As the Ghosts Collect, The Corpses Rest

Seventh Rule Recordings
rating icon 7.5 / 10

Track listing:

01. Burn Ward Whore
02. Hope And Slow Murder
03. No Such Nothing
04. Halo Trauma
05. The Somnambulist
06. Splinters Through A Straw
07. Impaled Faith


Speedier than GODFLESH, yet not as frantic as PIG DESTROYER, Chicago's two-man programmed blitzkrieg machine, PLAGUE BRINGER, dishes out wave after wave of bulldozer riffs and jackhammer rhythms. Probably better described as mechanized death metal than frenetic grindcore, the riffs are fat, the blasting sadistic, and the screeching of Josh Rosenthal (accented with the death growls of, I would assume, guitarist/programmer Greg Ratajczak) blood thirsty and maniacal.

Rather than mere noise and chaos, there is a definite rhyme and a reason to these arrangements, the duo somehow able to maintain a restless grindcore vibe with song structures that actually go somewhere, albeit in a MINISTRY-on-meth kind of way. Though what is heard is largely the sheer ferociousness of Ratajczak's riff bludgeoning and the extreme crush of the drum programming, light electronics serve to put a chill into the arrangements. The riffing on "Burn Ward Whore" (song title of the year?) may melt flesh, yet is also composed in such as a way as to inject slivers of melody and appealing nuance into the mix. The clean picking lulling one into a false sense of security on "No Such Nothing" ultimately gives way to more machine gun bursts and shrapnel blasts. And still the duo incorporates tempo breaks and chunkiness in just the right place. The song is but one example of an album that no one would ever claim to be easy on the central nervous system, and yet the songs are not simply mindless exercises in purposeful annoyance (though you may want to ask the neighbors about that after they've endured the album a few times).
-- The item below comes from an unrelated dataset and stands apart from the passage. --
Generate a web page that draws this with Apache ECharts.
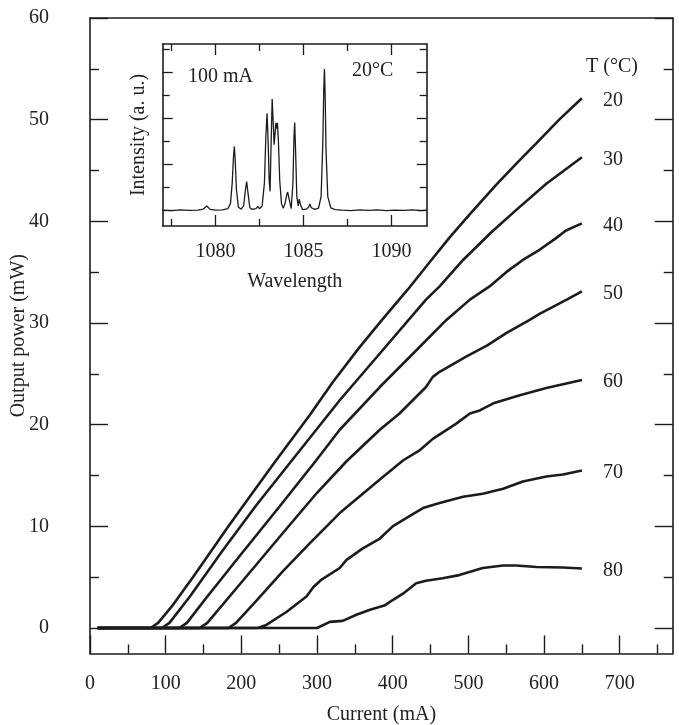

Of course, "As the Ghosts Collect, The Corpses Rest" would be nothing without the apocalyptic vibes and constant sense of danger one feels while being beaten bloody by this soundtrack to man's ultimate demise. The boys seem to possess that indefinable "it," and I have a feeling that we have not even begun to experience this band's true potential for sheer audio terror.